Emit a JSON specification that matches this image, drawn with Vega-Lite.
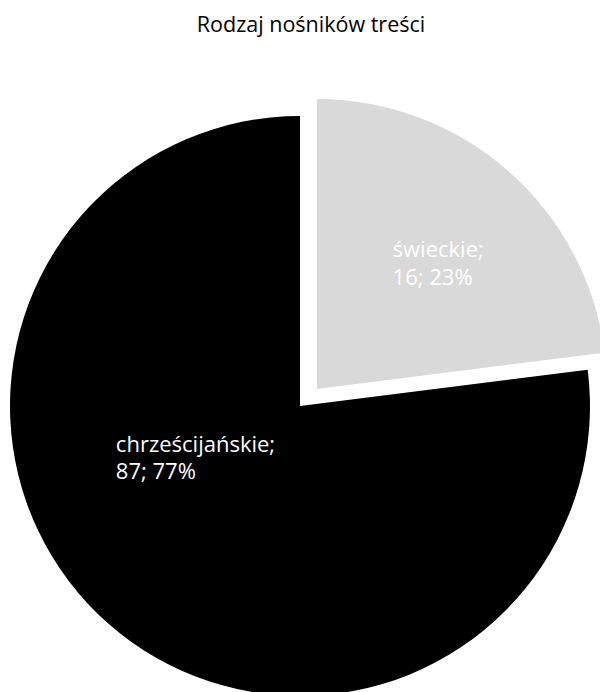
{
  "$schema": "https://vega.github.io/schema/vega-lite/v6.json",
  "width": 600,
  "height": 572,
  "autosize": {"type": "none"},
  "padding": {"top": 120, "left": 0, "right": 0, "bottom": 0},
  "background": "white",
  "title": {
    "text": "Rodzaj nośników treści",
    "font": "Open Sans",
    "fontSize": 21.5,
    "fontWeight": "normal",
    "color": "#000000",
    "anchor": "middle",
    "frame": "group",
    "baseline": "alphabetic",
    "offset": 46,
    "dx": 11
  },
  "data": {
    "values": [
      {"category": "świeckie", "count": 16, "percent": 23, "label": "świeckie;\n16; 23%"},
      {"category": "chrześcijańskie", "count": 87, "percent": 77, "label": "chrześcijańskie;\n87; 77%"}
    ]
  },
  "encoding": {
    "theta": {"field": "percent", "type": "quantitative", "stack": true},
    "order": {"field": "category", "sort": "descending"},
    "color": {
      "field": "category",
      "type": "nominal",
      "scale": {"domain": ["świeckie", "chrześcijańskie"], "range": ["#d9d9d9", "#000000"]},
      "legend": null
    }
  },
  "layer": [
    {
      "mark": {"type": "arc", "radius": 290},
      "encoding": {
        "opacity": {"condition": {"test": "datum.category === 'świeckie'", "value": 0}, "value": 1}
      }
    },
    {
      "mark": {"type": "arc", "radius": 290, "xOffset": 17, "yOffset": -17},
      "encoding": {
        "opacity": {"condition": {"test": "datum.category === 'świeckie'", "value": 1}, "value": 0}
      }
    },
    {
      "mark": {"type": "text", "radius": 100, "dx": -118, "dy": -29, "align": "left", "baseline": "alphabetic", "lineBreak": "\n", "lineHeight": 27, "font": "Open Sans", "fontSize": 22},
      "encoding": {
        "text": {"field": "label", "type": "nominal"},
        "color": {"value": "#ffffff"},
        "opacity": {"condition": {"test": "datum.category === 'świeckie'", "value": 0}, "value": 1}
      }
    },
    {
      "mark": {"type": "text", "radius": 140, "dx": 0, "dy": -44, "align": "left", "baseline": "alphabetic", "lineBreak": "\n", "lineHeight": 28, "font": "Open Sans", "fontSize": 22},
      "encoding": {
        "text": {"field": "label", "type": "nominal"},
        "color": {"value": "#ffffff"},
        "opacity": {"condition": {"test": "datum.category === 'świeckie'", "value": 1}, "value": 0}
      }
    }
  ]
}
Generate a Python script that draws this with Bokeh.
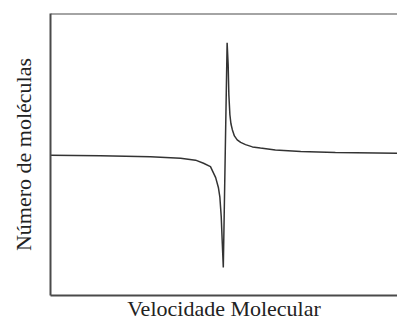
from bokeh.plotting import figure
from bokeh.models import LinearAxis, FixedTicker, Range1d, Span
from bokeh.embed import file_html
from bokeh.resources import INLINE

# Velocidade (arbitrary units) and número de moléculas (arbitrary units)
velocidade = [0.0, 14.4, 28.8, 37.5, 41.8, 44.1, 46.1, 47.6, 48.4, 48.8, 49.2, 49.5, 49.8,
              50.9, 51.2, 51.4, 51.7, 52.0, 52.4, 53.0, 53.8, 54.8, 56.2, 58.2, 60.5,
              64.8, 72.1, 82.1, 100.0]
moleculas = [49.7, 49.6, 49.2, 48.7, 48.0, 46.9, 45.7, 41.8, 38.2, 35.0, 28.0, 18.8, 9.9,
             89.6, 81.8, 71.2, 64.1, 60.9, 58.8, 56.6, 55.2, 54.3, 53.5, 52.7, 52.3,
             51.6, 51.1, 50.7, 50.4]

x_label = "Velocidade Molecular"
y_label = "Número de moléculas"

FONT = "Liberation Serif"
BOX = "#4a4a4a"
TXT = "#222222"

p = figure(width=397, height=323, output_backend="svg", toolbar_location=None,
           x_range=Range1d(0, 100), y_range=Range1d(0, 100),
           x_axis_location=None, y_axis_location=None,
           min_border_left=50, min_border_top=13, min_border_right=0, min_border_bottom=27)
p.outline_line_color = None
p.grid.visible = False
p.background_fill_color = "white"
p.border_fill_color = "white"

p.line(velocidade, moleculas, line_color="#333333", line_width=1.5)

def make_axis(label):
    ax = LinearAxis(ticker=FixedTicker(ticks=[]))
    ax.axis_line_color = BOX
    ax.axis_line_width = 2
    ax.major_tick_line_color = None
    ax.minor_tick_line_color = None
    ax.major_tick_out = 0
    ax.major_tick_in = 0
    ax.minor_tick_out = 0
    ax.minor_tick_in = 0
    ax.major_label_standoff = 0
    ax.axis_label = label
    ax.axis_label_text_font = FONT
    ax.axis_label_text_font_size = "22px"
    ax.axis_label_text_font_style = "normal"
    ax.axis_label_text_color = TXT
    return ax

left = make_axis(y_label)
left.axis_label_standoff = 15
bottom = make_axis(x_label)
bottom.axis_label_standoff = 0
p.add_layout(left, "left")
p.add_layout(bottom, "below")

p.add_layout(Span(location=100, dimension="width", line_color=BOX, line_width=2))

open("out.html", "w").write(file_html(p, INLINE))
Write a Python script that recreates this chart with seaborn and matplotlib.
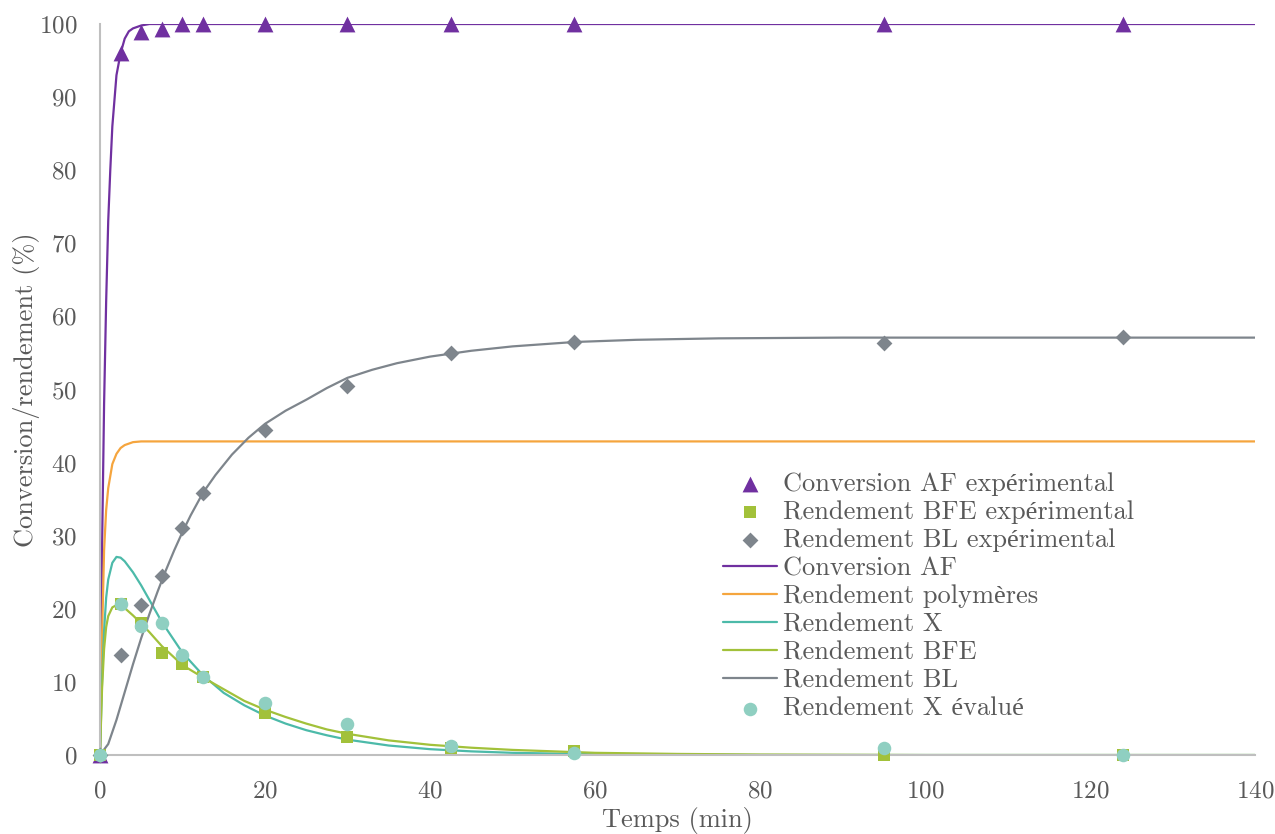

⁂

EXERCISE PROMPT
Omit any images, then output the listing exactly.

FINISHED EXERCISE
Emit a JSON specification that matches this image, drawn with Vega-Lite.
{
  "$schema": "https://vega.github.io/schema/vega-lite/v6.json",
  "width": 600,
  "height": 572,
  "autosize": {"type": "none"},
  "padding": {"top": 120, "left": 0, "right": 0, "bottom": 0},
  "background": "white",
  "title": {
    "text": "Rodzaj nośników treści",
    "font": "Open Sans",
    "fontSize": 21.5,
    "fontWeight": "normal",
    "color": "#000000",
    "anchor": "middle",
    "frame": "group",
    "baseline": "alphabetic",
    "offset": 46,
    "dx": 11
  },
  "data": {
    "values": [
      {"category": "świeckie", "count": 16, "percent": 23, "label": "świeckie;\n16; 23%"},
      {"category": "chrześcijańskie", "count": 87, "percent": 77, "label": "chrześcijańskie;\n87; 77%"}
    ]
  },
  "encoding": {
    "theta": {"field": "percent", "type": "quantitative", "stack": true},
    "order": {"field": "category", "sort": "descending"},
    "color": {
      "field": "category",
      "type": "nominal",
      "scale": {"domain": ["świeckie", "chrześcijańskie"], "range": ["#d9d9d9", "#000000"]},
      "legend": null
    }
  },
  "layer": [
    {
      "mark": {"type": "arc", "radius": 290},
      "encoding": {
        "opacity": {"condition": {"test": "datum.category === 'świeckie'", "value": 0}, "value": 1}
      }
    },
    {
      "mark": {"type": "arc", "radius": 290, "xOffset": 17, "yOffset": -17},
      "encoding": {
        "opacity": {"condition": {"test": "datum.category === 'świeckie'", "value": 1}, "value": 0}
      }
    },
    {
      "mark": {"type": "text", "radius": 100, "dx": -118, "dy": -29, "align": "left", "baseline": "alphabetic", "lineBreak": "\n", "lineHeight": 27, "font": "Open Sans", "fontSize": 22},
      "encoding": {
        "text": {"field": "label", "type": "nominal"},
        "color": {"value": "#ffffff"},
        "opacity": {"condition": {"test": "datum.category === 'świeckie'", "value": 0}, "value": 1}
      }
    },
    {
      "mark": {"type": "text", "radius": 140, "dx": 0, "dy": -44, "align": "left", "baseline": "alphabetic", "lineBreak": "\n", "lineHeight": 28, "font": "Open Sans", "fontSize": 22},
      "encoding": {
        "text": {"field": "label", "type": "nominal"},
        "color": {"value": "#ffffff"},
        "opacity": {"condition": {"test": "datum.category === 'świeckie'", "value": 1}, "value": 0}
      }
    }
  ]
}
Generate a Python script that draws this with Bokeh.
from bokeh.plotting import figure
from bokeh.models import LinearAxis, FixedTicker, Range1d, Span
from bokeh.embed import file_html
from bokeh.resources import INLINE

# Velocidade (arbitrary units) and número de moléculas (arbitrary units)
velocidade = [0.0, 14.4, 28.8, 37.5, 41.8, 44.1, 46.1, 47.6, 48.4, 48.8, 49.2, 49.5, 49.8,
              50.9, 51.2, 51.4, 51.7, 52.0, 52.4, 53.0, 53.8, 54.8, 56.2, 58.2, 60.5,
              64.8, 72.1, 82.1, 100.0]
moleculas = [49.7, 49.6, 49.2, 48.7, 48.0, 46.9, 45.7, 41.8, 38.2, 35.0, 28.0, 18.8, 9.9,
             89.6, 81.8, 71.2, 64.1, 60.9, 58.8, 56.6, 55.2, 54.3, 53.5, 52.7, 52.3,
             51.6, 51.1, 50.7, 50.4]

x_label = "Velocidade Molecular"
y_label = "Número de moléculas"

FONT = "Liberation Serif"
BOX = "#4a4a4a"
TXT = "#222222"

p = figure(width=397, height=323, output_backend="svg", toolbar_location=None,
           x_range=Range1d(0, 100), y_range=Range1d(0, 100),
           x_axis_location=None, y_axis_location=None,
           min_border_left=50, min_border_top=13, min_border_right=0, min_border_bottom=27)
p.outline_line_color = None
p.grid.visible = False
p.background_fill_color = "white"
p.border_fill_color = "white"

p.line(velocidade, moleculas, line_color="#333333", line_width=1.5)

def make_axis(label):
    ax = LinearAxis(ticker=FixedTicker(ticks=[]))
    ax.axis_line_color = BOX
    ax.axis_line_width = 2
    ax.major_tick_line_color = None
    ax.minor_tick_line_color = None
    ax.major_tick_out = 0
    ax.major_tick_in = 0
    ax.minor_tick_out = 0
    ax.minor_tick_in = 0
    ax.major_label_standoff = 0
    ax.axis_label = label
    ax.axis_label_text_font = FONT
    ax.axis_label_text_font_size = "22px"
    ax.axis_label_text_font_style = "normal"
    ax.axis_label_text_color = TXT
    return ax

left = make_axis(y_label)
left.axis_label_standoff = 15
bottom = make_axis(x_label)
bottom.axis_label_standoff = 0
p.add_layout(left, "left")
p.add_layout(bottom, "below")

p.add_layout(Span(location=100, dimension="width", line_color=BOX, line_width=2))

open("out.html", "w").write(file_html(p, INLINE))
Write a Python script that recreates this chart with seaborn and matplotlib.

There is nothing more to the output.